WHAT THE TASK REQUIRES: Look over the lines below. Report each one that includes the string "size".
====================
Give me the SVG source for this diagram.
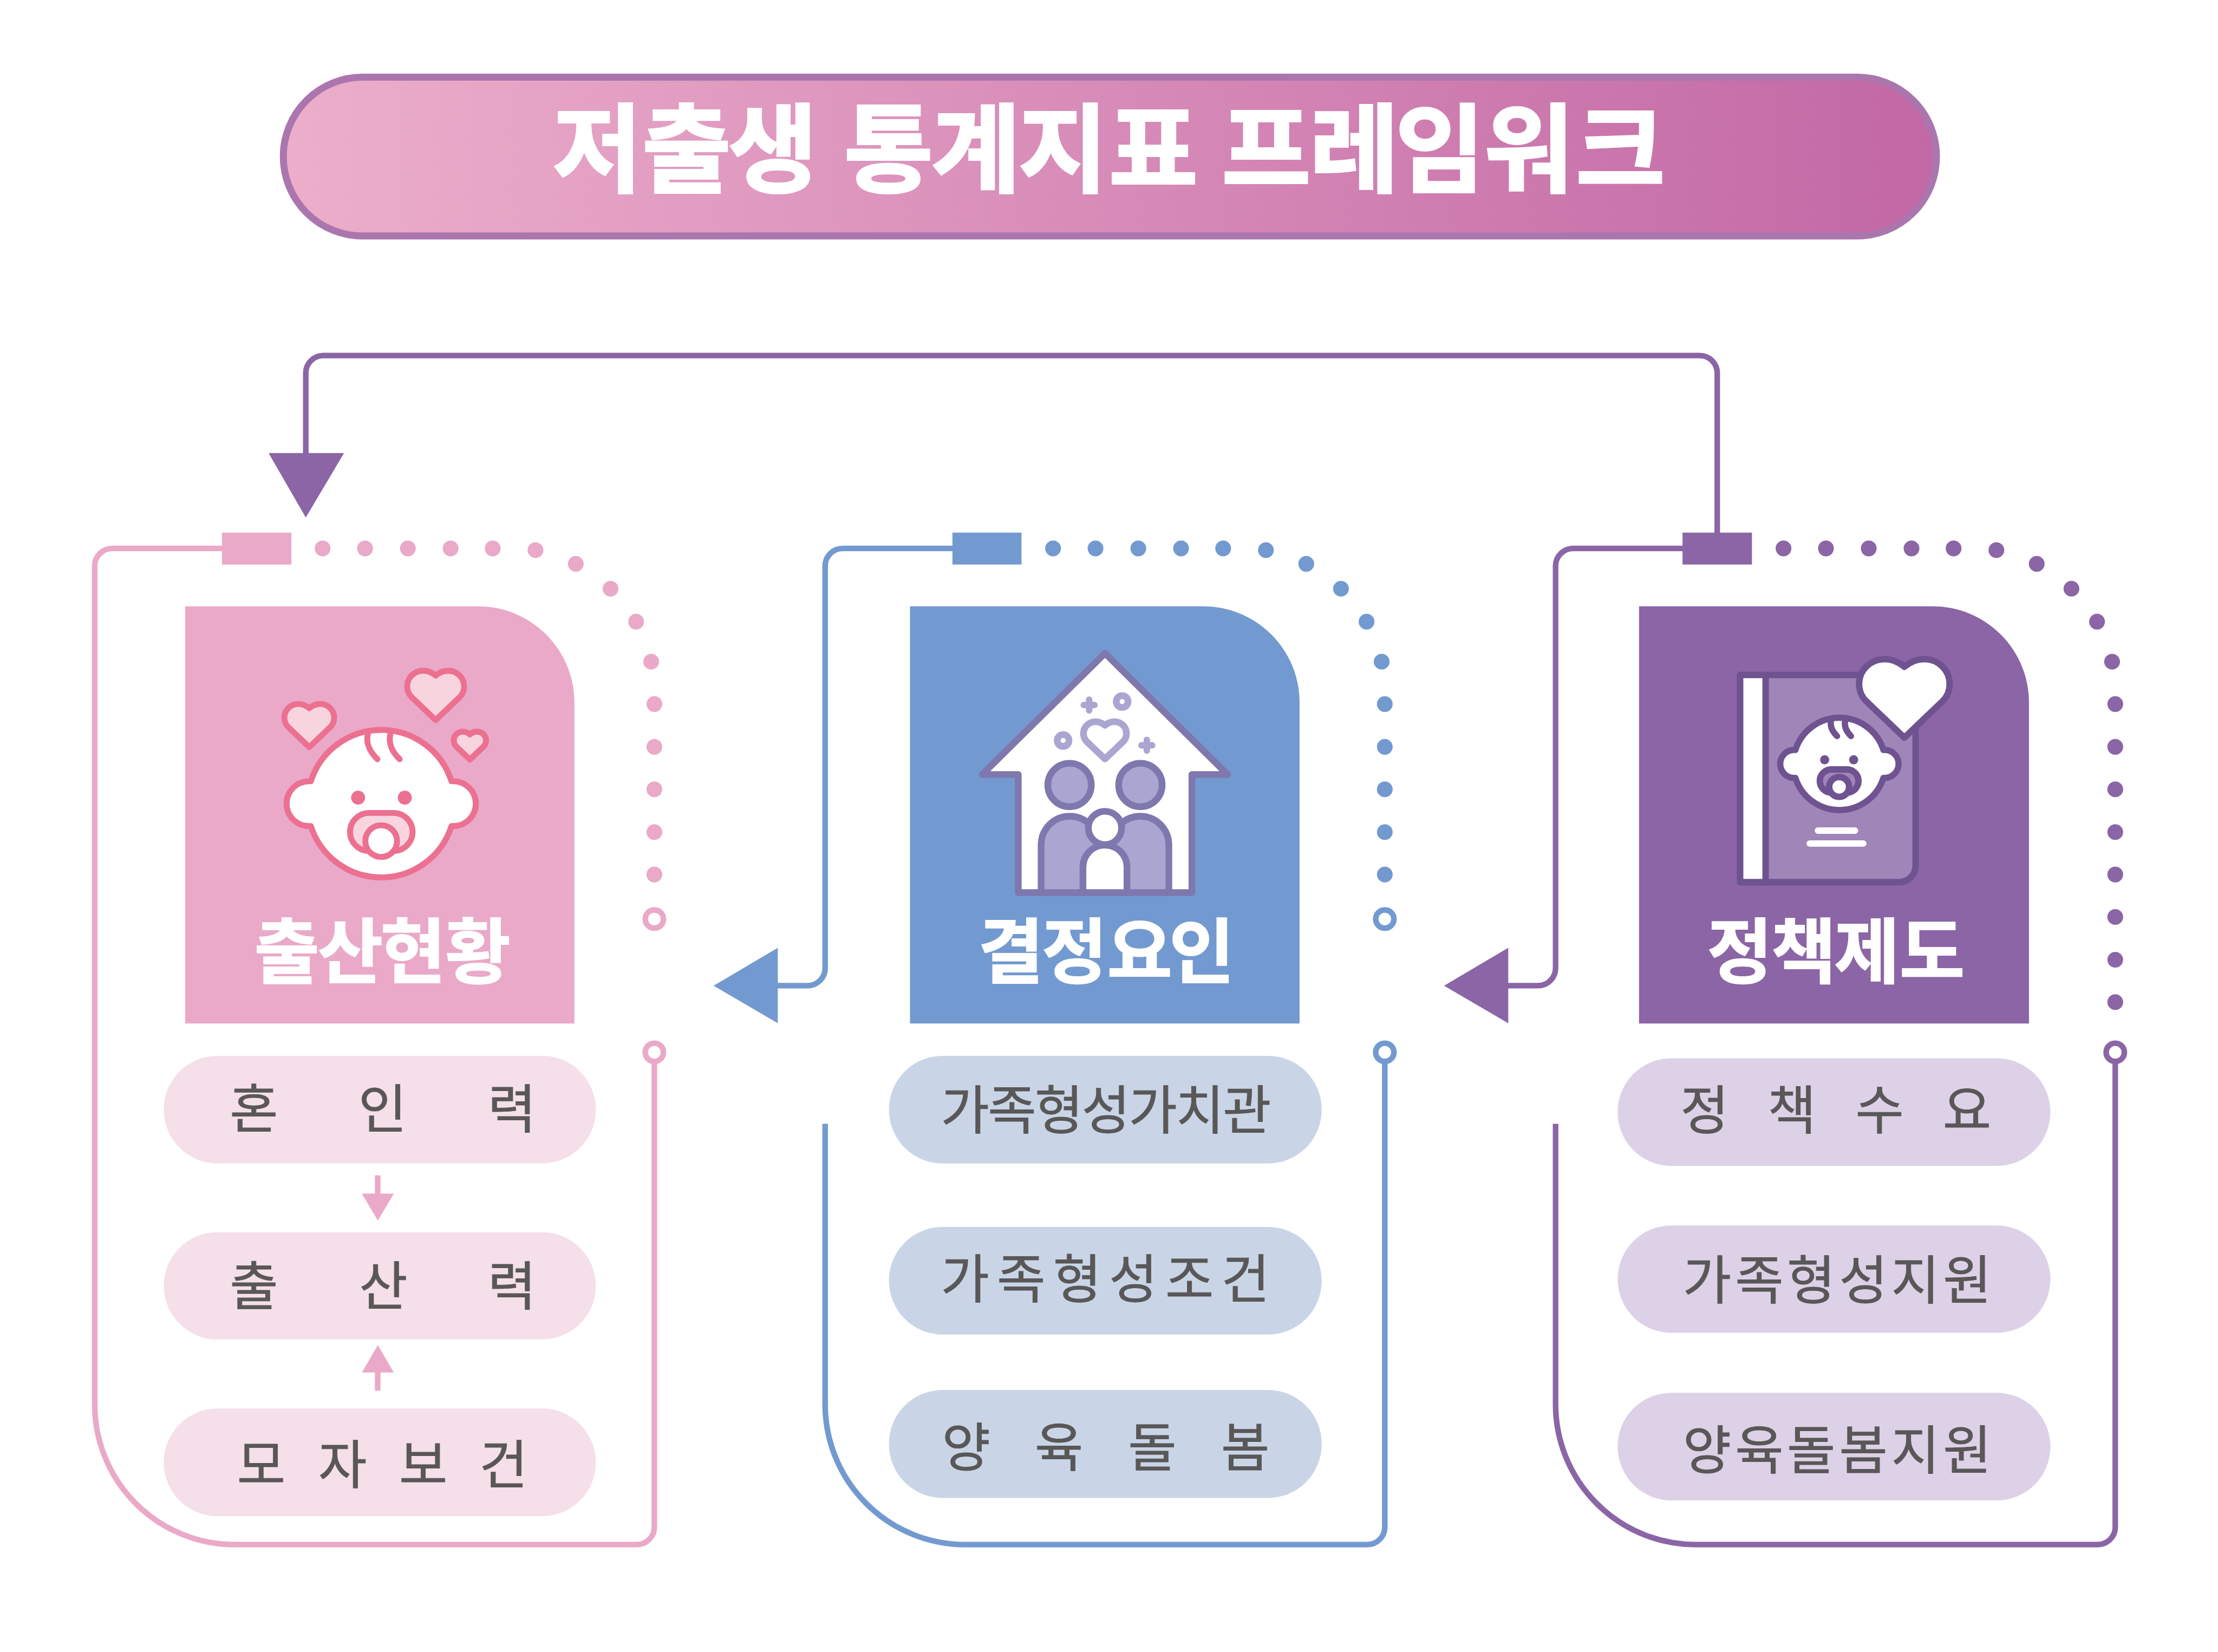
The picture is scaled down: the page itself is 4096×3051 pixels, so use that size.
<svg xmlns="http://www.w3.org/2000/svg" xmlns:xlink="http://www.w3.org/1999/xlink" width="4096" height="3051" viewBox="0 0 4096 3051">
<style>
text{font-family:"Noto Sans CJK KR","Noto Sans",sans-serif;text-anchor:middle}
.h{font-weight:700;fill:#fff;font-size:202px;stroke:#fff;stroke-width:3}
.t{font-weight:700;fill:#fff;font-size:276px;stroke:#fff;stroke-width:6}
.l{fill:#595757;font-size:150px;font-weight:400;stroke:#595757;stroke-width:1.500}
.fp{fill:none;stroke:#EAA9C9;stroke-width:16}
.fb{fill:none;stroke:#739AD0;stroke-width:16}
.fv{fill:none;stroke:#8B65A6;stroke-width:16}
.rp{fill:#fff;stroke:#EAA9C9;stroke-width:16}
.rb{fill:#fff;stroke:#739AD0;stroke-width:16}
.rv{fill:#fff;stroke:#8B65A6;stroke-width:16}
.p{fill:#EAA9C9}.b{fill:#739AD0}.v{fill:#8B65A6}
.pp{fill:#F5DFE8}.pb{fill:#C9D5E7}.pv{fill:#DDD1E7}
.is{stroke-linejoin:round;stroke-linecap:round}
</style>
<defs>
<linearGradient id="tg" x1="0" x2="1" y1="0" y2="0"><stop offset="0" stop-color="#ECAECB"/><stop offset="1" stop-color="#C268A5"/></linearGradient>
<path id="heart" d="M0 18C-14 6-30 0-46 0C-80 0-106 26-106 58C-106 76-100 88-90 98L0 184L90 98C100 88 106 76 106 58C106 26 80 0 46 0C30 0 14 6 0 18Z"/>
<path id="head" d="M505 690A275 275 0 0 1 1029 690L1036 690A83.500 83.500 0 0 1 1036 857L1029 857A275 275 0 0 1 505 857L498 857A83.500 83.500 0 0 1 498 690Z"/>
<path id="hair" d="M718 512C708 550 725 580 753 608M802 510C792 550 808 580 836 608"/>
<g id="dotsA"><circle cx="920" cy="1564" r="22.500"/><circle cx="1041" cy="1564" r="22.500"/><circle cx="1163" cy="1564" r="22.500"/><circle cx="1285" cy="1564" r="22.500"/><circle cx="1405" cy="1564" r="22.500"/><circle cx="1527" cy="1569" r="22.500"/><circle cx="1642" cy="1608" r="22.500"/><circle cx="1741" cy="1679" r="22.500"/><circle cx="1814" cy="1773" r="22.500"/><circle cx="1857" cy="1887" r="22.500"/><circle cx="1866" cy="2008" r="22.500"/><circle cx="1866" cy="2130" r="22.500"/><circle cx="1866" cy="2251" r="22.500"/><circle cx="1866" cy="2373" r="22.500"/><circle cx="1866" cy="2494" r="22.500"/></g>
</defs>
<rect width="4096" height="3051" fill="#fff"/>
<g transform="scale(0.64759)">
<g id="title">
<rect x="808" y="220" width="4714" height="453" rx="226" fill="url(#tg)" stroke="#AB76AE" stroke-width="20"/>
<text class="t" y="526" x="1703 1958 2204 2534 2783 3031 3289 3611 3862 4106 4360 4621">저출생통계지표프레임워크</text>
</g>
<g id="connectors">
<path class="fv" d="M4897 1530V1064A50 50 0 0 0 4847 1014H922A50 50 0 0 0 872 1064V1300"/>
<path class="v" d="M766 1292H981L872 1476Z"/>
<path class="fp" d="M640 1564H320A50 50 0 0 0 270 1614V4005A400 400 0 0 0 670 4405H1816A50 50 0 0 0 1866 4355V3030"/>
<rect class="p" x="633" y="1519" width="198" height="91"/>
<use xlink:href="#dotsA" class="p"/>
<circle class="rp" cx="1866" cy="2621" r="26"/>
<circle class="rp" cx="1866" cy="3001" r="26"/>
<path class="fb" d="M2720 1564H2403A50 50 0 0 0 2353 1614V2761A50 50 0 0 1 2303 2811H2210"/>
<path class="b" d="M2218 2703V2918L2035 2811Z"/>
<path class="fb" d="M2353 3205V4005A400 400 0 0 0 2753 4405H3899A50 50 0 0 0 3949 4355V3030"/>
<rect class="b" x="2716" y="1519" width="197" height="91"/>
<use xlink:href="#dotsA" class="b" x="2083"/>
<circle class="rb" cx="3949" cy="2621" r="26"/>
<circle class="rb" cx="3949" cy="3001" r="26"/>
<path class="fv" d="M4800 1564H4486A50 50 0 0 0 4436 1614V2761A50 50 0 0 1 4386 2811H4293"/>
<path class="v" d="M4301 2703V2918L4118 2811Z"/>
<path class="fv" d="M4436 3205V4005A400 400 0 0 0 4836 4405H5982A50 50 0 0 0 6032 4355V3030"/>
<rect class="v" x="4798" y="1519" width="198" height="91"/>
<use xlink:href="#dotsA" class="v" x="4166"/>
<circle class="v" cx="6032" cy="2615" r="22.500"/><circle class="v" cx="6032" cy="2737" r="22.500"/><circle class="v" cx="6032" cy="2858" r="22.500"/>
<circle class="rv" cx="6032" cy="3001" r="26"/>
<path class="fp" d="M1077 3352V3410"/><path class="p" d="M1032 3404H1123L1077.500 3481Z"/>
<path class="fp" d="M1077 3966V3908"/><path class="p" d="M1032 3914H1123L1077.500 3836Z"/>
</g>
<g id="node-birth">
<path class="p" d="M528 1729H1363A275 275 0 0 1 1638 2004V2919H528Z"/>
<g transform="translate(500,1700) scale(0.7653)" class="is" stroke="#EC7090">
<use xlink:href="#heart" transform="translate(970,278)" fill="#F8D4DF" stroke-width="22"/>
<use xlink:href="#heart" transform="translate(499,402) scale(0.875)" fill="#F8D4DF" stroke-width="25"/>
<use xlink:href="#heart" transform="translate(1097.500,505) scale(0.566)" fill="#F8D4DF" stroke-width="39"/>
<use xlink:href="#head" fill="#fff" stroke-width="22"/>
<use xlink:href="#hair" fill="none" stroke-width="22"/>
<circle cx="681" cy="751" r="26" fill="#EC7090" stroke="none"/><circle cx="855" cy="751" r="26" fill="#EC7090" stroke="none"/>
<rect x="651" y="808" width="233" height="142" rx="71" fill="#F8D4DF" stroke-width="22"/>
<circle cx="767" cy="913" r="59" fill="#fff" stroke-width="22"/>
</g>
<text class="h" y="2787" x="818 999 1178 1363">출산현황</text>
<rect class="pp" x="467" y="3011" width="1232" height="307" rx="153"/>
<text class="l" y="3216" x="724 1091 1460">혼인력</text>
<rect class="pp" x="467" y="3514" width="1232" height="306" rx="153"/>
<text class="l" y="3722" x="724 1093 1460">출산력</text>
<rect class="pp" x="467" y="4017" width="1232" height="307" rx="153"/>
<text class="l" y="4231" x="745 977 1207 1436">모자보건</text>
</g>
<g id="node-factor">
<path class="b" d="M2595 1729H3431A275 275 0 0 1 3706 2004V2919H2595Z"/>
<g transform="translate(2600,1700) scale(0.7653)" class="is" stroke="#7F78AE" stroke-width="25">
<path d="M720 213L1177 665H1044V1105H397V665H262Z" fill="#fff"/>
<circle cx="588" cy="704" r="81" fill="#AAA5D1"/><circle cx="852" cy="704" r="81" fill="#AAA5D1"/>
<path d="M482 1105V927A106 106 0 0 1 695 927V1105Z" fill="#AAA5D1"/>
<path d="M958 1105V927A106 106 0 0 0 745 927V1105Z" fill="#AAA5D1"/>
<path d="M638 1105V1010A82 82 0 0 1 802 1010V1105Z" fill="#fff"/>
<circle cx="720" cy="864" r="62" fill="#fff"/>
<g stroke="#AAA5D1"><use xlink:href="#heart" transform="translate(720,468) scale(0.755)" fill="#fff" stroke-width="33"/>
<circle cx="784" cy="393" r="22" fill="none"/><circle cx="564" cy="538" r="22" fill="none"/>
<path d="M641 406H681M661 386V426M856 556H896M876 536V576" fill="none" stroke-width="24"/></g>
</g>
<text class="h" y="2787" x="2883 3064 3250 3427">결정요인</text>
<rect class="pb" x="2535" y="3011" width="1234" height="307" rx="153"/>
<text class="l" y="3220" x="2752 2886 3020 3154 3288 3422 3556">가족형성가치관</text>
<rect class="pb" x="2535" y="3499" width="1234" height="307" rx="153"/>
<text class="l" y="3701" x="2752 2912 3072 3232 3392 3552">가족형성조건</text>
<rect class="pb" x="2535" y="3964" width="1234" height="308" rx="153"/>
<text class="l" y="4182" x="2755 3020 3286 3551">양육돌봄</text>
</g>
<g id="node-policy">
<path class="v" d="M4674 1729H5511A275 275 0 0 1 5786 2004V2919H4674Z"/>
<g transform="translate(4650,1700) scale(0.7653)" class="is" stroke="#6F5290" stroke-width="24">
<path d="M408 294H1062V1004A62 62 0 0 1 1000 1066H408Z" fill="#A085B8"/>
<path d="M408 294H503V1066H408Z" fill="#fff"/>
<use xlink:href="#heart" transform="translate(1020,235) scale(1.59)" fill="#fff" stroke-width="15"/>
<g transform="translate(298.200,141.500) scale(0.6255)" stroke-width="37">
<use xlink:href="#head" fill="#fff"/>
<use xlink:href="#hair" fill="none"/>
</g>
<circle cx="723" cy="610" r="17" fill="#6F5290" stroke="none"/><circle cx="831" cy="610" r="17" fill="#6F5290" stroke="none"/>
<rect x="705" y="646" width="144" height="86" rx="43" fill="#A085B8"/>
<circle cx="777" cy="711" r="37" fill="#fff" stroke-width="24" stroke="#6F5290"/>
<path d="M698 874H836M667 922H867" stroke="#fff" fill="none"/>
</g>
<text class="h" y="2787" x="4961 5143 5324 5510">정책제도</text>
<rect class="pv" x="4613" y="3018" width="1234" height="307" rx="153"/>
<text class="l" y="3219" x="4861 5110 5360 5609">정책수요</text>
<rect class="pv" x="4613" y="3495" width="1234" height="306" rx="153"/>
<text class="l" y="3705" x="4868 5017 5165 5314 5462 5610">가족형성지원</text>
<rect class="pv" x="4613" y="3972" width="1234" height="307" rx="153"/>
<text class="l" y="4190" x="4868 5017 5165 5314 5462 5610">양육돌봄지원</text>
</g>
</g>
</svg>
====================
OUTPUT FOR THIS EXERCISE:
The picture is scaled down: the page itself is 4096×3051 pixels, so use that size.
.h{font-weight:700;fill:#fff;font-size:202px;stroke:#fff;stroke-width:3}
.t{font-weight:700;fill:#fff;font-size:276px;stroke:#fff;stroke-width:6}
.l{fill:#595757;font-size:150px;font-weight:400;stroke:#595757;stroke-width:1.500}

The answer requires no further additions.